SUPPLIED DATA:
....

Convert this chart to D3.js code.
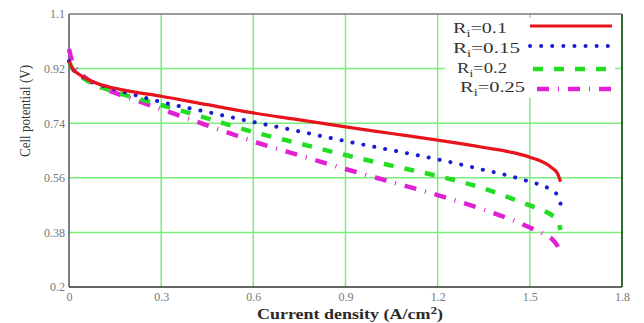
<!DOCTYPE html>
<html><head><meta charset="utf-8">
<script src="https://cdn.jsdelivr.net/npm/d3@7"></script>
<style>body{margin:0;background:#fff}svg{display:block}</style>
</head><body><svg id="c" width="644" height="323"></svg>
<script>
const currentDensity = [0, 0.01, 0.03, 0.06, 0.1, 0.15, 0.2, 0.3, 0.45, 0.6, 0.75, 0.9, 1.05, 1.2, 1.35, 1.45, 1.5, 1.55, 1.57, 1.59, 1.6];
const ri010 = [0.945, 0.922, 0.903, 0.885, 0.868, 0.855, 0.845, 0.829, 0.801, 0.774, 0.751, 0.728, 0.706, 0.684, 0.66, 0.642, 0.628, 0.608, 0.594, 0.574, 0.547];
const ri015 = [0.945, 0.922, 0.903, 0.884, 0.867, 0.851, 0.837, 0.81, 0.777, 0.744, 0.713, 0.681, 0.651, 0.621, 0.586, 0.562, 0.547, 0.531, 0.52, 0.502, 0.474];
const ri020 = [0.945, 0.922, 0.902, 0.88, 0.86, 0.843, 0.828, 0.80, 0.756, 0.711, 0.673, 0.635, 0.6, 0.566, 0.525, 0.488, 0.469, 0.449, 0.438, 0.42, 0.388];
const ri025 = [0.985, 0.945, 0.912, 0.885, 0.86, 0.84, 0.822, 0.786, 0.733, 0.68, 0.634, 0.589, 0.546, 0.503, 0.455, 0.418, 0.396, 0.372, 0.36, 0.335, 0.31];
const seriesNames = ["0.1", "0.15", "0.2", "0.25"];
const xTicks = [0, 0.3, 0.6, 0.9, 1.2, 1.5, 1.8];
const yTicks = [0.2, 0.38, 0.56, 0.74, 0.92, 1.1];

const svg = d3.select("#c");
const L = 69, R = 622, T = 14, B = 287;
const x = d3.scaleLinear().domain([0, 1.8]).range([L, R]);
const y = d3.scaleLinear().domain([0.2, 1.1]).range([B, T]);
const serif = "'Liberation Serif', 'Times New Roman', serif";

// gridlines
const grid = svg.append("g").attr("stroke", "#7cee7c").attr("stroke-width", 1.5);
xTicks.slice(1, -1).forEach(t => grid.append("line").attr("x1", x(t)).attr("x2", x(t)).attr("y1", T).attr("y2", B));
yTicks.slice(1, -1).forEach(t => grid.append("line").attr("y1", y(t)).attr("y2", y(t)).attr("x1", L).attr("x2", R));

// legend background
svg.append("rect").attr("x", 445).attr("y", 18).attr("width", 170).attr("height", 80).attr("fill", "#fff");

// frame
svg.append("line").attr("x1", L).attr("x2", R).attr("y1", T).attr("y2", T).attr("stroke", "#7a7a7a").attr("stroke-width", 1.5);
svg.append("line").attr("x1", L).attr("x2", L).attr("y1", T).attr("y2", B).attr("stroke", "#555").attr("stroke-width", 1.5);
svg.append("line").attr("x1", L).attr("x2", R).attr("y1", B).attr("y2", B).attr("stroke", "#333").attr("stroke-width", 1.5);
svg.append("line").attr("x1", R).attr("x2", R).attr("y1", T).attr("y2", B).attr("stroke", "#2f6a2f").attr("stroke-width", 2);

// axes via d3 axis generators (labels only)
const xAxis = svg.append("g").attr("transform", `translate(0,${B})`)
  .call(d3.axisBottom(x).tickValues(xTicks).tickFormat(d3.format("")).tickSize(0).tickPadding(5));
const yAxis = svg.append("g").attr("transform", `translate(${L},0)`)
  .call(d3.axisLeft(y).tickValues(yTicks).tickFormat(d3.format("")).tickSize(0).tickPadding(4));
[xAxis, yAxis].forEach(a => {
  a.select(".domain").remove();
  a.selectAll("text").attr("font-family", serif).attr("font-size", 12).attr("fill", "#777");
});

// series
const styles = [
  {data: ri010, color: "#e8141c", w: 3.2, dash: null, cap: "butt"},
  {data: ri015, color: "#1b1bd6", w: 4, dash: "0.1 11", cap: "round"},
  {data: ri020, color: "#22dd22", w: 4.5, dash: "10 11", cap: "butt"},
  {data: ri025, color: "#e020d4", w: 4.5, dash: "12 9 1 9", cap: "butt"}
];
const line = d3.line().x(d => x(d[0])).y(d => y(d[1])).curve(d3.curveMonotoneX);
styles.slice().reverse().forEach(s => {
  svg.append("path").datum(currentDensity.map((c, i) => [c, s.data[i]]))
    .attr("d", line).attr("fill", "none").attr("stroke", s.color)
    .attr("stroke-width", s.w).attr("stroke-linecap", s.cap)
    .attr("stroke-dasharray", s.dash);
});

// legend
const legRows = [
  {tx: 453, ty: 33, tl: 54, lx1: 530, lx2: 612, ly: 26},
  {tx: 453, ty: 53, tl: 67, lx1: 530, lx2: 610, ly: 46},
  {tx: 457, ty: 73, tl: 50, lx1: 533, lx2: 614, ly: 69},
  {tx: 460, ty: 92, tl: 65, lx1: 537, lx2: 612, ly: 89}
];
legRows.forEach((r, i) => {
  const t = svg.append("text").attr("x", r.tx).attr("y", r.ty)
    .attr("font-family", serif).attr("font-size", 15.5).attr("fill", "#333")
    .attr("textLength", r.tl).attr("lengthAdjust", "spacingAndGlyphs");
  t.append("tspan").text("R");
  t.append("tspan").attr("dy", 4).attr("font-size", 11).text("i");
  t.append("tspan").attr("dy", -4).text("=" + seriesNames[i]);
  const s = styles[i];
  svg.append("line").attr("x1", r.lx1).attr("x2", r.lx2).attr("y1", r.ly).attr("y2", r.ly)
    .attr("stroke", s.color).attr("stroke-width", s.w).attr("stroke-linecap", s.cap)
    .attr("stroke-dasharray", s.dash);
});

// axis titles
const xt = svg.append("text").attr("x", 350).attr("y", 319).attr("text-anchor", "middle")
  .attr("font-family", serif).attr("font-size", 15).attr("font-weight", "bold").attr("fill", "#2a2a2a")
  .attr("textLength", 186).attr("lengthAdjust", "spacingAndGlyphs");
xt.append("tspan").text("Current density (A/cm");
xt.append("tspan").attr("dy", -5).attr("font-size", 11).text("2");
xt.append("tspan").attr("dy", 5).text(")");

svg.append("text").attr("transform", "translate(30,111) rotate(-90)").attr("text-anchor", "middle")
  .attr("font-family", serif).attr("font-size", 14).attr("fill", "#333")
  .attr("textLength", 92).attr("lengthAdjust", "spacingAndGlyphs")
  .text("Cell potential (V)");
</script></body></html>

....

SHORT TASK:
Return each line of the data, keeping its wording exact and omitting pictures.

FINISHED EXERCISE:
Convert this chart to D3.js code.
<!DOCTYPE html>
<html><head><meta charset="utf-8">
<script src="https://cdn.jsdelivr.net/npm/d3@7"></script>
<style>body{margin:0;background:#fff}svg{display:block}</style>
</head><body><svg id="c" width="644" height="323"></svg>
<script>
const currentDensity = [0, 0.01, 0.03, 0.06, 0.1, 0.15, 0.2, 0.3, 0.45, 0.6, 0.75, 0.9, 1.05, 1.2, 1.35, 1.45, 1.5, 1.55, 1.57, 1.59, 1.6];
const ri010 = [0.945, 0.922, 0.903, 0.885, 0.868, 0.855, 0.845, 0.829, 0.801, 0.774, 0.751, 0.728, 0.706, 0.684, 0.66, 0.642, 0.628, 0.608, 0.594, 0.574, 0.547];
const ri015 = [0.945, 0.922, 0.903, 0.884, 0.867, 0.851, 0.837, 0.81, 0.777, 0.744, 0.713, 0.681, 0.651, 0.621, 0.586, 0.562, 0.547, 0.531, 0.52, 0.502, 0.474];
const ri020 = [0.945, 0.922, 0.902, 0.88, 0.86, 0.843, 0.828, 0.80, 0.756, 0.711, 0.673, 0.635, 0.6, 0.566, 0.525, 0.488, 0.469, 0.449, 0.438, 0.42, 0.388];
const ri025 = [0.985, 0.945, 0.912, 0.885, 0.86, 0.84, 0.822, 0.786, 0.733, 0.68, 0.634, 0.589, 0.546, 0.503, 0.455, 0.418, 0.396, 0.372, 0.36, 0.335, 0.31];
const seriesNames = ["0.1", "0.15", "0.2", "0.25"];
const xTicks = [0, 0.3, 0.6, 0.9, 1.2, 1.5, 1.8];
const yTicks = [0.2, 0.38, 0.56, 0.74, 0.92, 1.1];

const svg = d3.select("#c");
const L = 69, R = 622, T = 14, B = 287;
const x = d3.scaleLinear().domain([0, 1.8]).range([L, R]);
const y = d3.scaleLinear().domain([0.2, 1.1]).range([B, T]);
const serif = "'Liberation Serif', 'Times New Roman', serif";

// gridlines
const grid = svg.append("g").attr("stroke", "#7cee7c").attr("stroke-width", 1.5);
xTicks.slice(1, -1).forEach(t => grid.append("line").attr("x1", x(t)).attr("x2", x(t)).attr("y1", T).attr("y2", B));
yTicks.slice(1, -1).forEach(t => grid.append("line").attr("y1", y(t)).attr("y2", y(t)).attr("x1", L).attr("x2", R));

// legend background
svg.append("rect").attr("x", 445).attr("y", 18).attr("width", 170).attr("height", 80).attr("fill", "#fff");

// frame
svg.append("line").attr("x1", L).attr("x2", R).attr("y1", T).attr("y2", T).attr("stroke", "#7a7a7a").attr("stroke-width", 1.5);
svg.append("line").attr("x1", L).attr("x2", L).attr("y1", T).attr("y2", B).attr("stroke", "#555").attr("stroke-width", 1.5);
svg.append("line").attr("x1", L).attr("x2", R).attr("y1", B).attr("y2", B).attr("stroke", "#333").attr("stroke-width", 1.5);
svg.append("line").attr("x1", R).attr("x2", R).attr("y1", T).attr("y2", B).attr("stroke", "#2f6a2f").attr("stroke-width", 2);

// axes via d3 axis generators (labels only)
const xAxis = svg.append("g").attr("transform", `translate(0,${B})`)
  .call(d3.axisBottom(x).tickValues(xTicks).tickFormat(d3.format("")).tickSize(0).tickPadding(5));
const yAxis = svg.append("g").attr("transform", `translate(${L},0)`)
  .call(d3.axisLeft(y).tickValues(yTicks).tickFormat(d3.format("")).tickSize(0).tickPadding(4));
[xAxis, yAxis].forEach(a => {
  a.select(".domain").remove();
  a.selectAll("text").attr("font-family", serif).attr("font-size", 12).attr("fill", "#777");
});

// series
const styles = [
  {data: ri010, color: "#e8141c", w: 3.2, dash: null, cap: "butt"},
  {data: ri015, color: "#1b1bd6", w: 4, dash: "0.1 11", cap: "round"},
  {data: ri020, color: "#22dd22", w: 4.5, dash: "10 11", cap: "butt"},
  {data: ri025, color: "#e020d4", w: 4.5, dash: "12 9 1 9", cap: "butt"}
];
const line = d3.line().x(d => x(d[0])).y(d => y(d[1])).curve(d3.curveMonotoneX);
styles.slice().reverse().forEach(s => {
  svg.append("path").datum(currentDensity.map((c, i) => [c, s.data[i]]))
    .attr("d", line).attr("fill", "none").attr("stroke", s.color)
    .attr("stroke-width", s.w).attr("stroke-linecap", s.cap)
    .attr("stroke-dasharray", s.dash);
});

// legend
const legRows = [
  {tx: 453, ty: 33, tl: 54, lx1: 530, lx2: 612, ly: 26},
  {tx: 453, ty: 53, tl: 67, lx1: 530, lx2: 610, ly: 46},
  {tx: 457, ty: 73, tl: 50, lx1: 533, lx2: 614, ly: 69},
  {tx: 460, ty: 92, tl: 65, lx1: 537, lx2: 612, ly: 89}
];
legRows.forEach((r, i) => {
  const t = svg.append("text").attr("x", r.tx).attr("y", r.ty)
    .attr("font-family", serif).attr("font-size", 15.5).attr("fill", "#333")
    .attr("textLength", r.tl).attr("lengthAdjust", "spacingAndGlyphs");
  t.append("tspan").text("R");
  t.append("tspan").attr("dy", 4).attr("font-size", 11).text("i");
  t.append("tspan").attr("dy", -4).text("=" + seriesNames[i]);
  const s = styles[i];
  svg.append("line").attr("x1", r.lx1).attr("x2", r.lx2).attr("y1", r.ly).attr("y2", r.ly)
    .attr("stroke", s.color).attr("stroke-width", s.w).attr("stroke-linecap", s.cap)
    .attr("stroke-dasharray", s.dash);
});

// axis titles
const xt = svg.append("text").attr("x", 350).attr("y", 319).attr("text-anchor", "middle")
  .attr("font-family", serif).attr("font-size", 15).attr("font-weight", "bold").attr("fill", "#2a2a2a")
  .attr("textLength", 186).attr("lengthAdjust", "spacingAndGlyphs");
xt.append("tspan").text("Current density (A/cm");
xt.append("tspan").attr("dy", -5).attr("font-size", 11).text("2");
xt.append("tspan").attr("dy", 5).text(")");

svg.append("text").attr("transform", "translate(30,111) rotate(-90)").attr("text-anchor", "middle")
  .attr("font-family", serif).attr("font-size", 14).attr("fill", "#333")
  .attr("textLength", 92).attr("lengthAdjust", "spacingAndGlyphs")
  .text("Cell potential (V)");
</script></body></html>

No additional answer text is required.